Historic paintings are being brought back to their former glory after a £60,000 donation was to an Aberdeen uni made to repair them.
The cash was given to Aberdeen University by alumna Anne Harper to restore the King’s Paintings.
Over time these became known as the Black Paintings due to the wear and tear that has obscured them. The artwork is believed to date back to the 1600s.
Each of the pieces includes a scene from the Old Testament – including David and Goliath, David and Abigail, The Judgement of Solomon, Solomon and the Queen of Sheba and Jephthah and his Daughter.
Although they found a home at Aberdeen University, it is unclear where they originally came from and how they came to be in the university’s possession.
Research was carried out by the university’s history of art department. Professor John Morrison and Dr Mary Pryor’s work suggests that they were created as “confrontational warnings” directed at King Charles II by the Scottish Covenanters during a time of significant political unrest.
The five paintings were stored at King’s College Chapel, but were moved to Elphinstone Hall in the early 2000s. The university is thought to have had them from the 1800s.
Since then, they have been hidden away from view, and have only made a few brief public appearances.
With the donation, the paintings are now being restored at The WASPS Factory in Glasgow, and are expected to return to Aberdeen later this year.
Each of the pieces is being fully restored by a team of experts to shed the “Black Paintings” moniker and give them a new lease of life.
Once they are brought back to the city, they are to be displayed in the Sir Duncan Rice Library.
The cash has also funded a new lighting system, which will allow the artwork to be displayed properly.
The benefactor discovered the paintings while attending the university as an undergraduate in the 1970s.
After the former head librarian at the Sir Duncan Rice Library, Diane Bruxvoort, offered to display the King’s Paintings in the main library, Anne was prompted to make her generous donation.
She said: “I first knew about the paintings when I was an undergraduate from 1969 to 1973 when they were hung in King’s College Chapel. I later found out that they had been moved to Elphinstone Hall, where they were completely hidden behind curtains.
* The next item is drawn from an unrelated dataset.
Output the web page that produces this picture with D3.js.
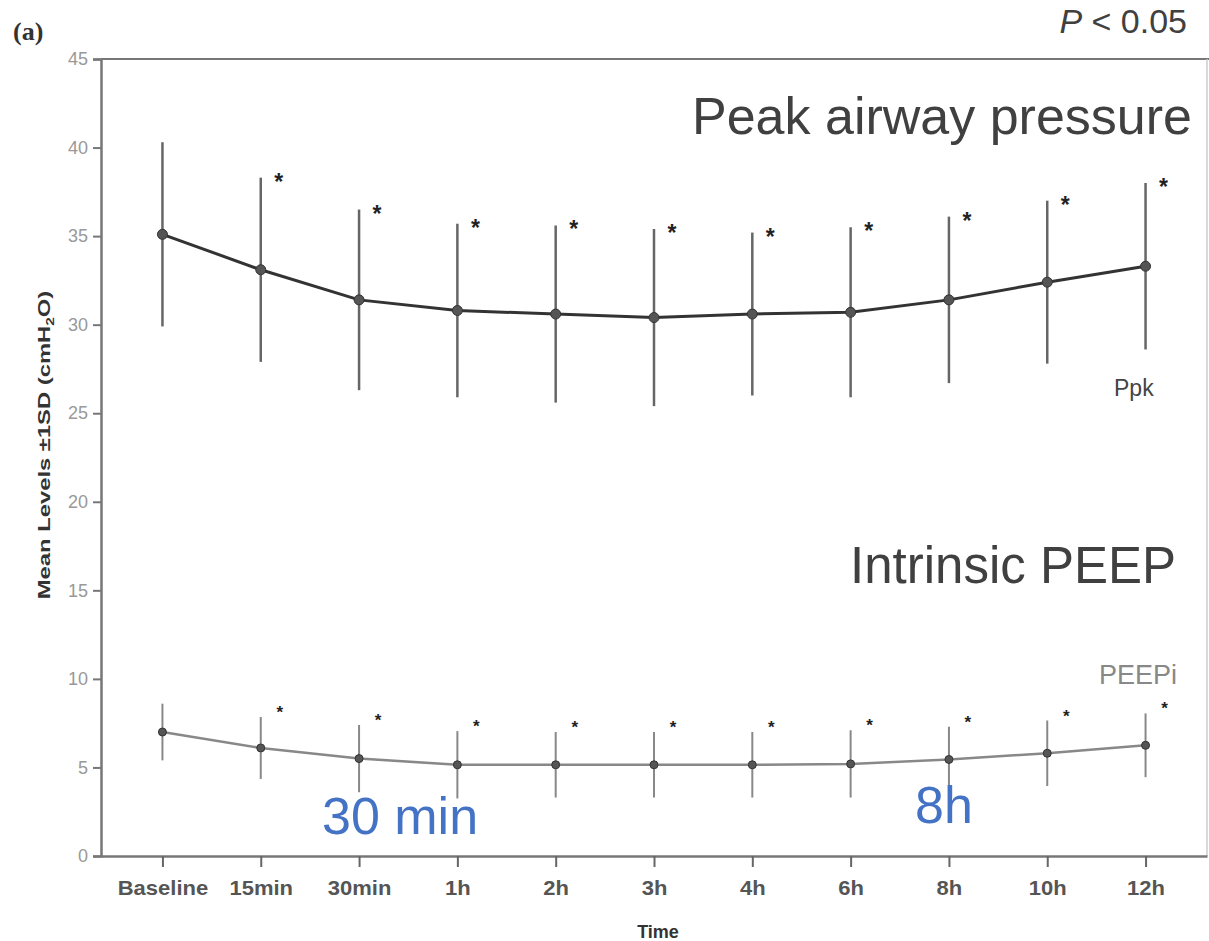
<!DOCTYPE html>
<html>
<head>
<meta charset="utf-8">
<script src="https://cdn.jsdelivr.net/npm/d3@7"></script>
<style>
body{margin:0;background:#fff}
text{font-family:"Liberation Sans",Arial,sans-serif}
</style>
</head>
<body>
<svg id="chart" width="1209" height="941"></svg>
<script>
var times = ["Baseline","15min","30min","1h","2h","3h","4h","6h","8h","10h","12h"];
var ppkMean = [35.1,33.1,31.4,30.8,30.6,30.4,30.6,30.7,31.4,32.4,33.3];
var ppkSD = [5.2,5.2,5.1,4.9,5.0,5.0,4.6,4.8,4.7,4.6,4.7];
var peepMean = [7.0,6.1,5.5,5.15,5.15,5.15,5.15,5.2,5.45,5.8,6.25];
var peepSD = [1.6,1.75,1.9,1.9,1.85,1.85,1.85,1.9,1.85,1.85,1.8];
var signif = [false,true,true,true,true,true,true,true,true,true,true];
var yTicks = [0,5,10,15,20,25,30,35,40,45];

window.addEventListener("load", makeChart);

function makeChart(){
	var svg = d3.select("#chart");
	var left = 101, right = 1207, top = 59, bottom = 856;

	var x = d3.scalePoint().domain(times).range([left,right]).padding(0.625);
	var y = d3.scaleLinear().domain([0,45]).range([bottom,top]);

	// frame
	svg.append("line").attr("x1",left).attr("x2",1209).attr("y1",top).attr("y2",top)
	.attr("stroke","#777").attr("stroke-width",2);
	svg.append("line").attr("x1",right).attr("x2",right).attr("y1",top).attr("y2",bottom)
	.attr("stroke","#ccc").attr("stroke-width",1.5);

	// axes
	var ya = svg.append("g").attr("transform","translate("+left+",0)")
	.call(d3.axisLeft(y).tickValues(yTicks).tickSize(8).tickPadding(5));
	ya.select(".domain").attr("stroke","#777").attr("stroke-width",2.5);
	ya.selectAll(".tick line").attr("stroke","#777").attr("stroke-width",2);
	ya.selectAll("text").attr("font-size",18).attr("fill","#999");

	var xa = svg.append("g").attr("transform","translate(0,"+bottom+")")
	.call(d3.axisBottom(x).tickSize(11).tickPadding(14).tickSizeOuter(0));
	xa.select(".domain").attr("stroke","#777").attr("stroke-width",2.5);
	xa.selectAll(".tick line").attr("stroke","#666").attr("stroke-width",2);
	xa.selectAll("text").attr("font-size",20).attr("font-weight","bold").attr("fill","#555")
	.attr("transform","scale(1.1,1)");

	svg.append("text").text("Time").attr("x",658).attr("y",938)
	.attr("text-anchor","middle").attr("font-size",18).attr("font-weight","bold").attr("fill","#333");

	var yl = svg.append("text").attr("transform","translate(50,445) rotate(-90) scale(1.4,1)")
	.attr("text-anchor","middle").attr("font-size",17).attr("font-weight","bold").attr("fill","#333");
	yl.append("tspan").text("Mean Levels \u00b11SD (cmH");
	yl.append("tspan").text("2").attr("font-size",11).attr("dy",4);
	yl.append("tspan").text("O)").attr("dy",-4);

	svg.append("text").text("(a)").attr("x",13).attr("y",40)
	.style("font-family","'Liberation Serif',serif").attr("font-size",26)
	.attr("font-weight","bold").attr("fill","#333");

	drawSeries(svg,x,y,ppkMean,ppkSD,{line:"#333",lw:3,bar:"#666",bw:2.5,dot:"#555",r:5,star:23,sdx:18,sdy:12});
	drawSeries(svg,x,y,peepMean,peepSD,{line:"#888",lw:2.5,bar:"#888",bw:2,dot:"#555",r:4,star:17,sdx:19,sdy:1});

	// series labels
	svg.append("text").text("Ppk").attr("x",1114).attr("y",396)
	.attr("font-size",23).attr("fill","#444");
	svg.append("text").text("PEEPi").attr("x",1099).attr("y",684)
	.attr("font-size",27).attr("fill","#888");

	// annotations
	var note = svg.append("text").attr("x",1187).attr("y",33).attr("text-anchor","end")
	.attr("font-size",34).attr("fill","#404040");
	note.append("tspan").text("P").attr("font-style","italic");
	note.append("tspan").text(" < 0.05");

	svg.append("text").text("Peak airway pressure").attr("x",692).attr("y",134)
	.attr("font-size",52).attr("fill","#404040");
	svg.append("text").text("Intrinsic PEEP").attr("x",850).attr("y",583)
	.attr("font-size",51).attr("fill","#404040");
	svg.append("text").text("30 min").attr("x",322).attr("y",834)
	.attr("font-size",52).attr("fill","#4472C4");
	svg.append("text").text("8h").attr("x",915).attr("y",823)
	.attr("font-size",52).attr("fill","#4472C4");
}

function drawSeries(svg,x,y,mean,sd,st){
	var pts = times.map((t,i)=>({t:t,m:mean[i],s:sd[i],sig:signif[i]}));
	var g = svg.append("g");

	g.selectAll("line.err").data(pts).enter()
	.append("line").attr("class","err")
	.attr("x1",d=>x(d.t)).attr("x2",d=>x(d.t))
	.attr("y1",d=>y(d.m-d.s)).attr("y2",d=>y(d.m+d.s))
	.attr("stroke",st.bar).attr("stroke-width",st.bw);

	var lnMkr = d3.line().x(d=>x(d.t)).y(d=>y(d.m));
	g.append("path").attr("d",lnMkr(pts))
	.attr("fill","none").attr("stroke",st.line).attr("stroke-width",st.lw);

	g.selectAll("circle").data(pts).enter()
	.append("circle").attr("r",st.r)
	.attr("cx",d=>x(d.t)).attr("cy",d=>y(d.m))
	.attr("fill",st.dot).attr("stroke","#333").attr("stroke-width",1);

	g.selectAll("text").data(pts.filter(d=>d.sig)).enter()
	.append("text").text("*")
	.attr("x",d=>x(d.t)+st.sdx).attr("y",d=>y(d.m+d.s)+st.sdy)
	.attr("text-anchor","middle").attr("font-size",st.star)
	.attr("font-weight","bold").attr("fill","#222");
}
</script>
</body>
</html>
“At a dinner in Elphinstone Hall I tried to show the paintings to a group of visiting art historians by lifting a corner of the curtain and using a table lamp.
“That’s when I thought there had to be a better way for people to be able to see them.
“These paintings will make a stunning addition to the library, and I’m looking forward to seeing them returned to their former glory.”
Two of the paintings are going to be readied for display by the end of the year, with the other three following later, once they have been restored.
It is hoped that all five of the paintings will be back in Aberdeen and on display next year.